This Tuesday, Wisconsin voters will decide whether or not to remove Gov. Scott Walker from office.
Only two times in U.S. history has a governor been successfully recalled: North Dakota back in 1921 and in California in 2003.
The Wisconsin recall election could have long implications for unions and the right for them to collectively bargain.
If Walker wins, how big a blow is it to unions, not only in Wisconsin, but will the "vibrations" from the elections be heard across the nation and have a real effect? If Milwaukee Mayor Tom Barrett wins, is this a broader sign to those trying to get rid of unions -- that the voters won't stand by if certain rights are stripped away?
Political and interest groups on the right and left are reading a lot into Wisconsin as a barometer for the mood of the nation just five months before the U.S. chooses whether to stick with President Obama or turn to Mitt Romney.
Gov.

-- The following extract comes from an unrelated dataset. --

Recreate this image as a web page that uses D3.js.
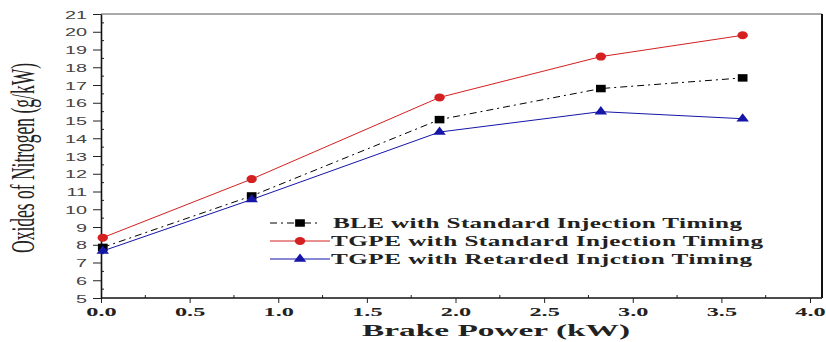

Walker says tens of millions of dollars have been saved by the state since his measure went into place. But, those on the left, and some on the right, say he's gone too far to the right and has become a "darling of the Tea Party," which isn't the same guy they elected to office 18 months ago.
A victory for Walker could have repercussions in other states as well, including perennial general-election battleground Ohio. There, voters last November overwhelmingly rejected a Republican-sponsored law that stripped collective-bargaining rights from state and local workers. Romney supported the law.